To regularise the position, VAT is now chargeable on all forms of storage lease provided the storage space is:

(a) in a building or unit, container or other structure that is fully enclosed and static; and

(b) is used for the storage of goods by a customer or tenant or a third party with the tenant's permission.

If goods are physically stored in a relevant structure the new rules will apply, regardless of any agreement between, or indeed the intention of, the parties. Similarly if, by the nature of the premises or the commercial documentation, the use of the property is storage then the supply will be standard rated even whilst the property is empty.

Implications for those advising landlords

? Landlords letting property for the purpose of storage will have to account to HMRC for VAT regardless of whether they have opted to tax the property.
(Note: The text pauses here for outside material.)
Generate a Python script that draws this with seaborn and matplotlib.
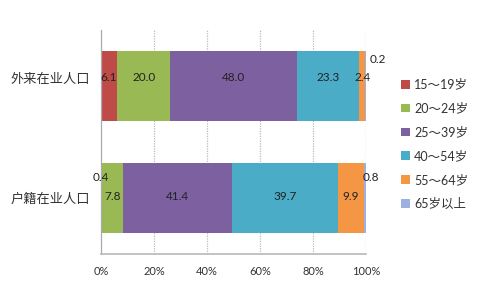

? Some landlords will have to register for VAT where previously they were below the threshold.

? Landlords will be responsible for accounting to HMRC for VAT since the rules changed on 1 October 2012. It may be possible to charge this to the tenant retrospectively depending on the terms of the lease agreement.

? It is the landlord's responsibility to establish the use to which the property is being put and regular monitoring of such use is therefore advisable.